Le compte personnel de la prévention de la pénibilité (C3P) est issu de la loi du 20 janvier 2014. Depuis, cette loi a été amendée par la prise en compte d’autres facteurs de pénibilité : une première fois en 2015 (+4) et six autres en juillet 2016 (bruit, port de charges lourdes, gestes et postures, risques chimiques, vibrations, températures extrêmes ).
Alain Carré, médecin du travail, membre de la CGT déclare dans l’Humanité du 5 janvier : « Dans son principe même, le compte pénibilité, c’est l’inverse de la prévention. (…) On vous donne un petit quelque-chose parce que vous êtes soumis à des conditions de travail désastreuses, car il faut que les facteurs de pénibilité laissent des traces durables et irréversibles sur la santé pour être pris en compte. C’est contraire à toute idée de prévention et, idéologiquement, c’est très bon pour le Medef. »
Est donc mis en place un système de points cumulés permettant aux travailleurEs un départ anticipé en retraite, avec maximum fixé à deux ans. Le C3P a été créé en même temps que l’augmentation de la durée de cotisation pour une retraite à taux plein...

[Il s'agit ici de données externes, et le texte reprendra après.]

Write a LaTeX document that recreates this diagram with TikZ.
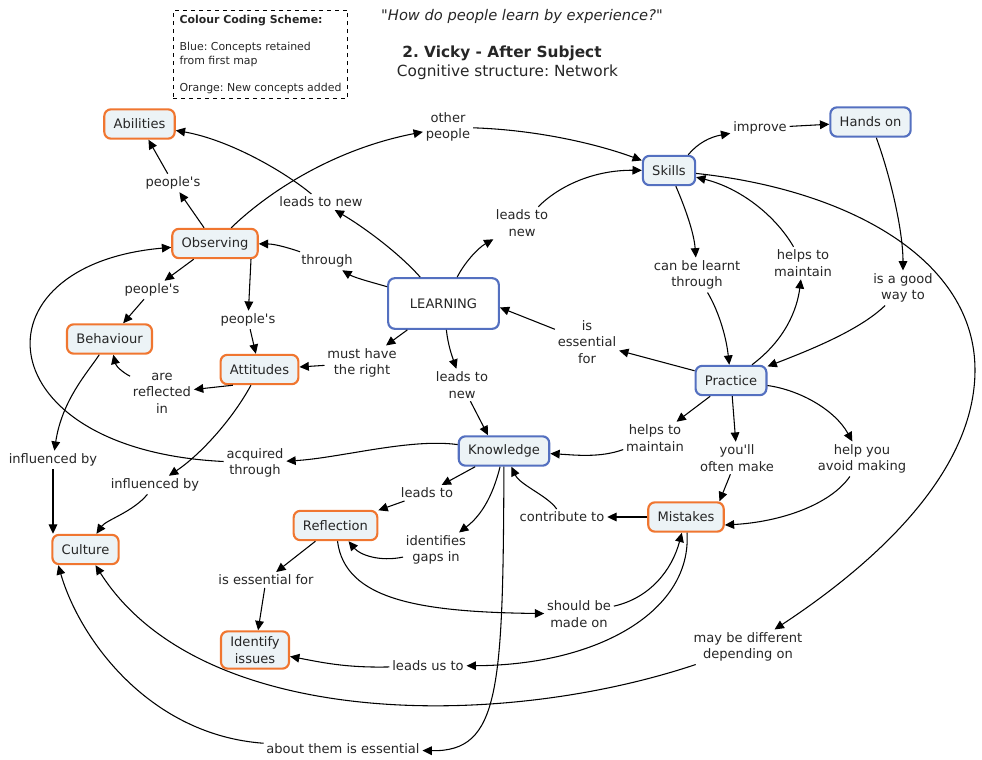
\documentclass[tikz,border=0pt]{standalone}
\usepackage{fontspec}
\setmainfont{DejaVu Sans}[Ligatures=TeXOff]
\usetikzlibrary{arrows.meta}
\definecolor{conceptfill}{RGB}{236,243,246}
\definecolor{neworange}{RGB}{240,118,48}
\definecolor{oldblue}{RGB}{84,112,192}
\definecolor{textgray}{RGB}{38,38,38}
\newcommand{\mapfont}{\fontsize{9.8}{12.4}\selectfont}
\newcommand{\legendfont}{\fontsize{8.2}{10.5}\selectfont}
\frenchspacing
\tikzset{
    concept/.style={rectangle, rounded corners=5pt, line width=1.6pt, fill=conceptfill,
        minimum height=22pt, inner xsep=7pt, inner ysep=4pt, align=center,
        font=\mapfont, text=textgray},
    added/.style={concept, draw=neworange},
    retained/.style={concept, draw=oldblue},
    phrase/.style={align=center, font=\mapfont, text=textgray, inner sep=2pt},
    link/.style={-{Triangle[length=7pt,width=6.5pt]}, line width=0.8pt}
}
\begin{document}
\begin{tikzpicture}[x=0.75pt, y=-0.75pt]
    \useasboundingbox (0,0) rectangle (982,760);

    % heading and legend
    \node[draw, dashed, line width=0.6pt, minimum width=131pt, minimum height=66pt,
        align=left, font=\legendfont, text=textgray] (legend) at (260.5,54.5)
        {\textbf{Colour Coding Scheme:}\\[9.5pt]Blue: Concepts retained\\from first map\\[9.5pt]Orange: New concepts added};
    \node[font=\itshape\fontsize{11}{13}\selectfont, text=textgray] (question) at (522,16) {"How do people learn by experience?"};
    \node[font=\bfseries\fontsize{11.5}{14}\selectfont, text=textgray] (title) at (502,53) {2. Vicky - After Subject};
    \node[font=\fontsize{11.5}{14}\selectfont, text=textgray] (subtitle) at (507.5,72) {Cognitive structure: Network};

    % concepts
    \node[added] (abil) at (139.5,124) {Abilities};
    \node[added] (obs) at (215,243.5) {Observing};
    \node[added] (beh) at (109.5,339) {Behaviour};
    \node[added] (att) at (259.5,369.5) {Attitudes};
    \node[retained, fill=white, minimum width=83pt, minimum height=38pt] (learn) at (443.5,303.5) {LEARNING};
    \node[retained] (skills) at (669,170.5) {Skills};
    \node[retained] (hands) at (870.5,122) {Hands on};
    \node[retained] (prac) at (731,380.5) {Practice};
    \node[retained] (know) at (504,451) {Knowledge};
    \node[added] (refl) at (335.5,525.5) {Reflection};
    \node[added] (mist) at (686,517) {Mistakes};
    \node[added] (cult) at (85.5,549.5) {Culture};
    \node[added] (ident) at (255,650) {Identify\\issues};

    % linking phrases
    \node[phrase] (pAbil) at (173,183) {people's};
    \node[phrase] (othPpl) at (448,127) {other\\people};
    \node[phrase] (ltnAbil) at (321,202) {leads to new};
    \node[phrase] (thru) at (327,261) {through};
    \node[phrase] (impr) at (760,128) {improve};
    \node[phrase] (ltnSkill) at (522,223) {leads to\\new};
    \node[phrase] (pBeh) at (152,290) {people's};
    \node[phrase] (pAtt) at (248,320) {people's};
    \node[phrase] (learnt) at (697,275) {can be learnt\\through};
    \node[phrase] (maintSk) at (803,263) {helps to\\maintain};
    \node[phrase] (goodWay) at (903,288) {is a good\\way to};
    \node[phrase] (essLearn) at (587,342) {is\\essential\\for};
    \node[phrase] (mustHave) at (362,363) {must have\\the right};
    \node[phrase] (ltnKnow) at (462,385) {leads to\\new};
    \node[phrase] (reflIn) at (162,393) {are\\reflected\\in};
    \node[phrase] (maintKn) at (655,438) {helps to\\maintain};
    \node[phrase] (oftenMake) at (737,458) {you'll\\often make};
    \node[phrase] (avoidMk) at (862,459) {help you\\avoid making};
    \node[phrase] (inflBeh) at (53,460) {influenced by};
    \node[phrase] (acqThru) at (255,463) {acquired\\through};
    \node[phrase] (inflAtt) at (155,485) {influenced by};
    \node[phrase] (leadsTo) at (427,493) {leads to};
    \node[phrase] (contrib) at (562,517) {contribute to};
    \node[phrase] (gaps) at (436,550) {identifies\\gaps in};
    \node[phrase] (essIdent) at (266,580) {is essential for};
    \node[phrase] (madeOn) at (579,614) {should be\\made on};
    \node[phrase] (differ) at (748,647) {may be different\\depending on};
    \node[phrase] (leadsUs) at (428,666) {leads us to};
    \node[phrase] (aboutThem) at (343,749) {about them is essential};

    % connectors
    \draw[link] (obs) -- (pAbil);
    \draw[link] (pAbil) -- (abil);
    \draw[link] (learn) .. controls (398,252) and (362,226) .. (ltnAbil);
    \draw[link] (ltnAbil) .. controls (285,172) and (230,140) .. (abil);
    \draw[link] (obs) .. controls (265,195) and (330,150) .. (othPpl);
    \draw[link] (othPpl) .. controls (540,130) and (600,145) .. (skills);
    \draw[link] (learn) .. controls (378,284) and (355,278) .. (thru);
    \draw[link] (thru) .. controls (292,249) and (276,244) .. (obs);
    \draw[link] (learn) .. controls (465,262) and (478,248) .. (ltnSkill);
    \draw[link] (ltnSkill) .. controls (560,185) and (595,170) .. (skills);
    \draw[link] ([xshift=-6pt]skills.north east) .. controls (698,143) and (710,137) .. (impr);
    \draw[link] (impr) -- (hands);
    \draw[link] (skills) .. controls (684,205) and (694,232) .. (learnt);
    \draw[link] (learnt) .. controls (718,310) and (726,335) .. (prac);
    \draw[link] (prac) .. controls (785,340) and (797,310) .. (maintSk);
    \draw[link] (maintSk) .. controls (775,215) and (740,188) .. (skills);
    \draw[link] (hands) .. controls (890,175) and (903,230) .. (goodWay);
    \draw[link] (goodWay) .. controls (860,330) and (810,350) .. (prac);
    \draw[link] (prac) -- (essLearn);
    \draw[link] (essLearn) -- ([yshift=-3pt]learn.east);
    \draw[link] (learn) -- (mustHave);
    \draw[link] (mustHave) -- (att);
    \draw[link] (learn) .. controls (448,345) and (452,356) .. (ltnKnow);
    \draw[link] (ltnKnow) -- ([xshift=-12pt]know.north);
    \draw[link] (obs) -- (pBeh);
    \draw[link] (pBeh) -- (beh);
    \draw[link] ([xshift=27pt]obs.south) -- (pAtt);
    \draw[link] (pAtt) -- (att);
    \draw[link] ([xshift=10pt]att.south west) -- (reflIn);
    \draw[link] (reflIn) .. controls (122,372) and (116,366) .. (beh);
    \draw[link] (beh) .. controls (88,372) and (62,400) .. (inflBeh);
    \draw[link] (inflBeh) -- (inflBeh |- cult.north);
    \draw[link] (att) .. controls (232,420) and (200,455) .. (inflAtt);
    \draw[link] (inflAtt) .. controls (133,512) and (106,520) .. (cult);
    \draw[link] (know) .. controls (410,438) and (340,458) .. (acqThru);
    \draw[link] (acqThru) .. controls (-15,450) and (-30,265) .. (obs);
    \draw[link] (prac) -- (maintKn);
    \draw[link] (maintKn) .. controls (600,458) and (575,455) .. (know);
    \draw[link] (prac) -- (oftenMake);
    \draw[link] (oftenMake) -- ([xshift=-4pt]mist.north east);
    \draw[link] (prac) .. controls (800,390) and (835,410) .. (avoidMk);
    \draw[link] (avoidMk) .. controls (830,505) and (780,522) .. ([yshift=-6pt]mist.east);
    \draw[link] (mist) -- (contrib);
    \draw[link] (contrib) .. controls (548,496) and (520,485) .. (know);
    \draw[link] (know) -- (leadsTo);
    \draw[link] (leadsTo) -- (refl);
    \draw[link] (know) .. controls (493,495) and (482,515) .. (gaps);
    \draw[link] (gaps) .. controls (380,562) and (360,555) .. (refl);
    \draw[link] (refl) -- (essIdent);
    \draw[link] (essIdent) -- (ident);
    \draw[link] (refl) .. controls (345,600) and (420,612) .. (madeOn);
    \draw[link] (madeOn) .. controls (650,598) and (672,570) .. (mist);
    \draw[link] (mist) .. controls (692,610) and (600,665) .. (leadsUs);
    \draw[link] (leadsUs) .. controls (345,668) and (320,662) .. (ident);
    \draw[link] (skills) .. controls (850,190) and (975,260) .. (975,370)
        .. controls (975,470) and (880,560) .. (differ);
    \draw[link] (differ) .. controls (500,730) and (200,730) .. (cult);
    \draw[link] (know) .. controls (503,690) and (500,752) .. (aboutThem);
    \draw[link] (aboutThem) .. controls (150,735) and (80,640) .. (cult.210);
\end{tikzpicture}
\end{document}
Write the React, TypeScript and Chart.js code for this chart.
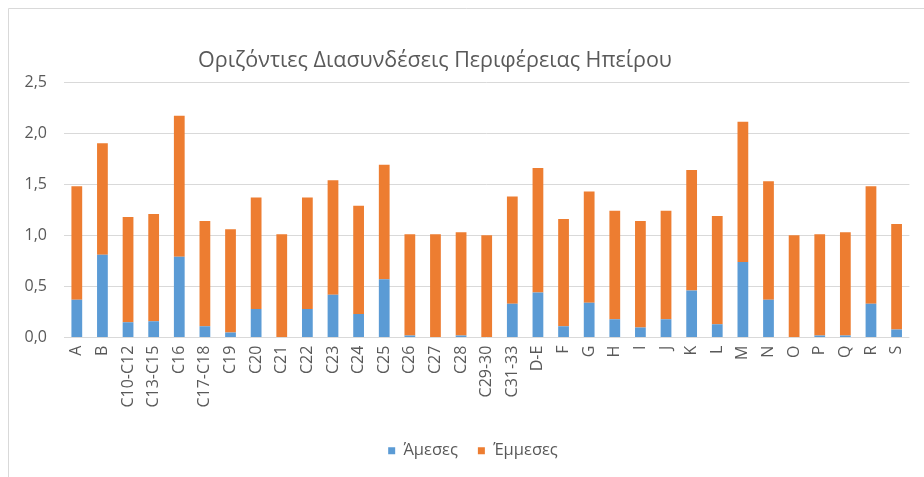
import React, { useEffect, useRef } from "react";
import { Chart, registerables } from "chart.js";

Chart.register(...registerables);

const TITLE = "Οριζόντιες Διασυνδέσεις Περιφέρειας Ηπείρου";

const categories = [
  "A", "B", "C10-C12", "C13-C15", "C16", "C17-C18", "C19", "C20", "C21", "C22",
  "C23", "C24", "C25", "C26", "C27", "C28", "C29-30", "C31-33", "D-E", "F",
  "G", "H", "I", "J", "K", "L", "M", "N", "O", "P", "Q", "R", "S",
];

// Άμεσες (direct)
const direct = [
  0.37, 0.81, 0.15, 0.16, 0.79, 0.11, 0.05, 0.28, 0.0, 0.28,
  0.42, 0.23, 0.57, 0.02, 0.0, 0.02, 0.0, 0.33, 0.44, 0.11,
  0.34, 0.18, 0.10, 0.18, 0.46, 0.13, 0.74, 0.37, 0.0, 0.02, 0.02, 0.33, 0.08,
];

// Έμμεσες (indirect)
const indirect = [
  1.11, 1.09, 1.03, 1.05, 1.38, 1.03, 1.01, 1.09, 1.01, 1.09,
  1.12, 1.06, 1.12, 0.99, 1.01, 1.01, 1.0, 1.05, 1.22, 1.05,
  1.09, 1.06, 1.04, 1.06, 1.18, 1.06, 1.37, 1.16, 1.0, 0.99, 1.01, 1.15, 1.03,
];

const seriesNames = ["Άμεσες", "Έμμεσες"];
const seriesColors = ["#5B9BD5", "#ED7D31"];

const yMin = 0;
const yMax = 2.5;
const yStep = 0.5;

const FONT = "'Open Sans', sans-serif";
const TEXT = "#595959";

const framePlugin = {
  id: "frame",
  afterLayout(chart: any) {
    if (chart.legend) {
      chart.legend.left += 14;
      chart.legend.right += 14;
    }
  },
  beforeDraw(chart: any) {
    const ctx = chart.ctx;
    ctx.save();
    ctx.fillStyle = "#ffffff";
    ctx.fillRect(0, 0, chart.width, chart.height);
    ctx.strokeStyle = "#d9d9d9";
    ctx.lineWidth = 1;
    ctx.beginPath();
    ctx.moveTo(8.5, chart.height);
    ctx.lineTo(8.5, 8.5);
    ctx.lineTo(chart.width, 8.5);
    ctx.stroke();
    ctx.restore();
  },
  afterDraw(chart: any) {
    const ctx = chart.ctx;
    ctx.save();
    ctx.fillStyle = TEXT;
    ctx.font = `21.5px ${FONT}`;
    ctx.textAlign = "center";
    ctx.textBaseline = "middle";
    ctx.fillText(TITLE, 435, 61);
    ctx.restore();
  },
};

export default function App() {
  const ref = useRef<HTMLCanvasElement | null>(null);

  useEffect(() => {
    document.body.style.margin = "0";
    const canvas = ref.current;
    if (!canvas) return;
    const chart = new Chart(canvas, {
      type: "bar",
      data: {
        labels: categories,
        datasets: [
          {
            label: seriesNames[0],
            data: direct,
            backgroundColor: seriesColors[0],
            categoryPercentage: 1,
            barPercentage: 0.42,
          },
          {
            label: seriesNames[1],
            data: indirect,
            backgroundColor: seriesColors[1],
            categoryPercentage: 1,
            barPercentage: 0.42,
          },
        ],
      },
      options: {
        animation: false,
        responsive: false,
        maintainAspectRatio: false,
        layout: { padding: { left: 8, right: 14, top: 82, bottom: 8 } },
        plugins: {
          title: { display: false },
          tooltip: { enabled: false },
          legend: {
            position: "bottom",
            labels: {
              color: TEXT,
              font: { family: FONT, size: 16.5 },
              boxWidth: 7,
              boxHeight: 7,
              padding: 20,
            },
          },
        },
        scales: {
          x: {
            stacked: true,
            grid: { display: false, drawTicks: false },
            border: { display: false },
            afterFit(scale: any) {
              scale.height += 7;
            },
            ticks: {
              color: TEXT,
              font: { family: FONT, size: 16 },
              minRotation: 90,
              maxRotation: 90,
              autoSkip: false,
              padding: 8,
            },
          },
          y: {
            stacked: true,
            min: yMin,
            max: yMax,
            afterFit(scale: any) {
              scale.width = 56;
            },
            grid: { color: "#d9d9d9", drawTicks: false },
            border: { display: false },
            ticks: {
              stepSize: yStep,
              color: TEXT,
              font: { family: FONT, size: 16 },
              padding: 17,
              callback: (v: any) => Number(v).toFixed(1).replace(".", ","),
            },
          },
        },
      },
      plugins: [framePlugin],
    });
    return () => chart.destroy();
  }, []);

  return (
    <div style={{ width: 924, height: 477 }}>
      <canvas ref={ref} width={924} height={477} style={{ display: "block" }} />
    </div>
  );
}
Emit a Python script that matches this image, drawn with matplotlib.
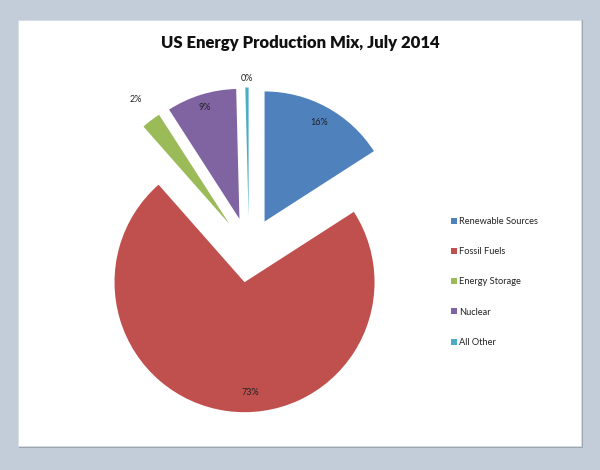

Les seuils d’exposition très élevés sont fixés par le gouvernement et viennent d’être rehaussés. Les fiches de prévention sont maintenant supprimées et c’est l’employeur « présumé de bonne foi » (!) qui déclarera à la caisse de retraite les facteurs de pénibilité auxquels « ses » salariéEs sont exposés, sur la base d’accords et de référentiels sur des postes de travail types établis au niveau de la branche professionnelle.
« Ce sont des seuils inatteignables, il faut vraiment travailler dans des conditions apocalyptiques », déplore Alain Carré qui donne pour exemple de la reconnaissance d’une situation pénible : il faudrait manipuler 7,5 tonnes par jour pendant 120 jours au minimum par an... Et les difficultés se multiplient encore quand on aborde la mobilité et la pluri-exposition.
Une vision héritée du 19e siècle
Rappelons que dans le même temps, le Code du travail, les CHSCT, la médecine du travail, sont les cibles permanentes du Medef que le gouvernement plein de mansuétude à son égard continue de démolir.
Du coup, sans lien avec la réalité du travail et des organisations, avec une traçabilité incertaine faute de moyens nécessaires, sans réel contrôle des travailleurEs et/ou de leurs représentantEs, cette mesure de « justice sociale » (selon le gouvernement) pérennise les pénibilités au lieu de les éradiquer. La prévention indispensable réduite à néant en devient inutile.
Effet pervers de ce système, les conditions de travail resteront ce qu’elles sont, ou plus certainement continueront à s’aggraver, faute de prévention. Et alors que la pénibilité est insupportable, des travailleurEs préféreront rester à un poste qui les détruit, cela dans l’espoir d’un départ anticipé.
Une fois de plus dans la logique du marché, cette loi entérine un principe fondé sur la quantité alors que la qualité est totalement niée, cela à partir de critères fixés par le patronat... De plus, la pénibilité est envisagée uniquement comme une question « personnelle » sans aucun lien avec le collectif de travail, alors que celui-ci est situé dans un espace commun de coopération nécessaire. Enfin, les souffrances psychiques ne sont pas prises en considération, alors que les « nouvelles » organisations du travail, dont le lean, sont la source de mal-être. Nous en restons à une vision héritée du 19e siècle, hygiéniste et essentiellement axée sur le physique, conception que l’on peut rattacher à un « virilisme » trop souvent partagé.